▸ Given exercise: Among the lines below, list those containing the string "matplotlib".

------ Given information

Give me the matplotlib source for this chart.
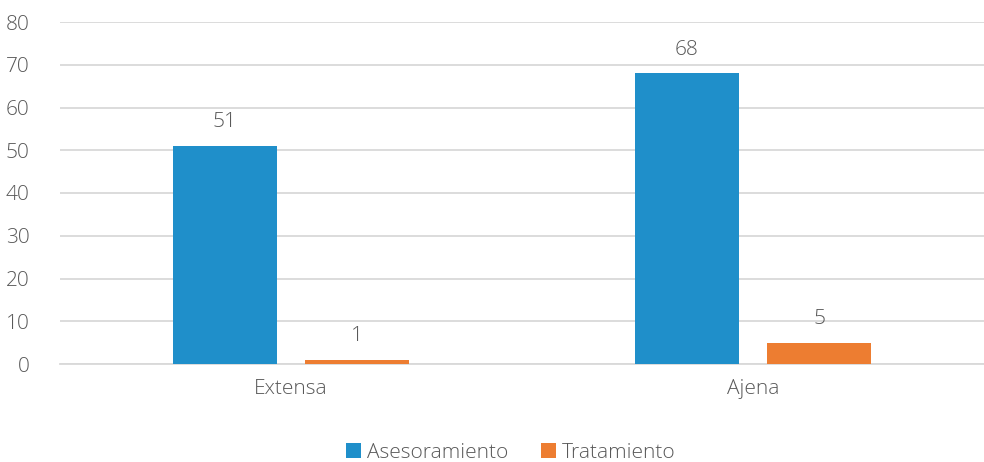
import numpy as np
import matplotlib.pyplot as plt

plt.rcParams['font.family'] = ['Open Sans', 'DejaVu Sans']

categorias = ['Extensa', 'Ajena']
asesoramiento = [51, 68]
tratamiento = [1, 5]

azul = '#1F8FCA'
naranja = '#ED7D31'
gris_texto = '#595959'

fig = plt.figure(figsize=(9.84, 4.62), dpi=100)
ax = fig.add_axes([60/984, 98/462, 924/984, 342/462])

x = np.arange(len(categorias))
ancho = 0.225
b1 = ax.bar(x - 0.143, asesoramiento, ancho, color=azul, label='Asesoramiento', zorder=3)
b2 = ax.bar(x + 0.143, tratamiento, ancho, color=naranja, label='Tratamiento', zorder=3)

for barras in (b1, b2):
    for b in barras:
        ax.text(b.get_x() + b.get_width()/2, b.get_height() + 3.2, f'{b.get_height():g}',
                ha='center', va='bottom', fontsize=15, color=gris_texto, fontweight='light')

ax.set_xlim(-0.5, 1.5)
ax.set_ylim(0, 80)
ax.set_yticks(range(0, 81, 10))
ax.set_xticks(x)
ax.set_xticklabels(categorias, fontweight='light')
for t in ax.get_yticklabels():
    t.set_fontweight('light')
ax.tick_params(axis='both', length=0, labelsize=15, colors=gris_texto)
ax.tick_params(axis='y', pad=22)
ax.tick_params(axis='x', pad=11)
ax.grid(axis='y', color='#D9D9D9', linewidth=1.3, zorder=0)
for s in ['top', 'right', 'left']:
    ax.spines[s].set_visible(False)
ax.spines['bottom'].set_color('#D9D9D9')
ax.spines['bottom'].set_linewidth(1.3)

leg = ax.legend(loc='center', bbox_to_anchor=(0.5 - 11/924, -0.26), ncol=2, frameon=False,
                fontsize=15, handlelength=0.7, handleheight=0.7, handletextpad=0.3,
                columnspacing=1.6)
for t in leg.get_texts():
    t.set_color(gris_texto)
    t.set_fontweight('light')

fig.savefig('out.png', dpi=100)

------------

▸ Expected answer:
Give me the matplotlib source for this chart.
import matplotlib.pyplot as plt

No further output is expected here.